Building reviewer capacity in underserved language pairs is a longer-term investment, but the path becomes clearer when you track QA outcomes by pair. Identify which language pairs produce the highest error rates or generate the most client feedback, and prioritize freelancer development or vetting in those directions. Agencies that don't track outcomes by language pair often have incorrect assumptions about where their quality problems actually sit.

Tracking QA outcomes to improve over time

Standardization holds its value only if there's a feedback loop. A QA process that doesn't inform how projects are assigned, how briefs are written, or how freelancer relationships are managed produces consistent checks but not consistent improvement.

The minimum useful tracking: error counts by project type, by language pair, and by individual translator.
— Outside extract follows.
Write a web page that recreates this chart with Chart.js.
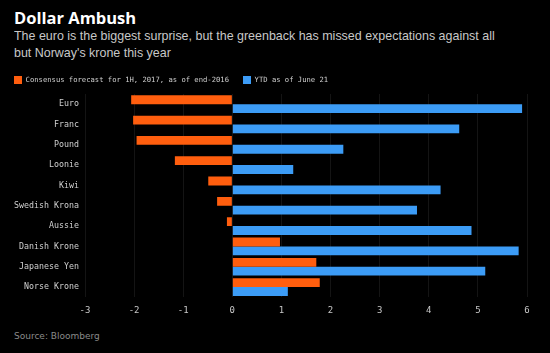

You don't need a sophisticated system. A shared spreadsheet updated at project close works if the team actually uses it. What you're looking for are patterns: a translator who consistently produces terminology errors in one domain, a language pair where fluency problems recur across multiple projects, a project type where the same error category shows up repeatedly across different translators.

The last pattern is the most actionable. If a specific error category repeats across multiple translators on the same project type, the problem is usually in the instructions they received rather than in the individual translators. That's a brief problem, or a glossary gap, or a missing style guide -- something that can be fixed structurally rather than addressed case by case.

QA data also tells you when your freelancer roster needs attention. A translator producing acceptable work for a year who then starts generating repeated errors may be taking on volume beyond their capacity, working outside their primary domain, or responding to market conditions that are changing their own workflow. Catching that through outcome tracking is far less expensive than discovering it through a client escalation.

Agencies that review QA data quarterly tend to see gradual reduction in error rates as weak points in the process get addressed systematically. Agencies that don't track it tend to find that quality stays reactive, catching problems after they occur rather than reducing their frequency at source.

Practical takeaway

Translation agency quality control becomes consistent when it's driven by documented process rather than by individual memory. The path there isn't complicated in concept: decide what checks happen on each project type, write them down, make sure every reviewer uses the same checklist, and track outcomes so the process can actually improve over time.

If your agency handles more than ten projects per week and doesn't have a documented QA checklist and brief template for your main project types, that's the right place to start -- before adding new tools or headcount. The infrastructure gap is usually smaller than it appears from the outside, and closing it produces results that are visible in client retention and revision rates within a few months.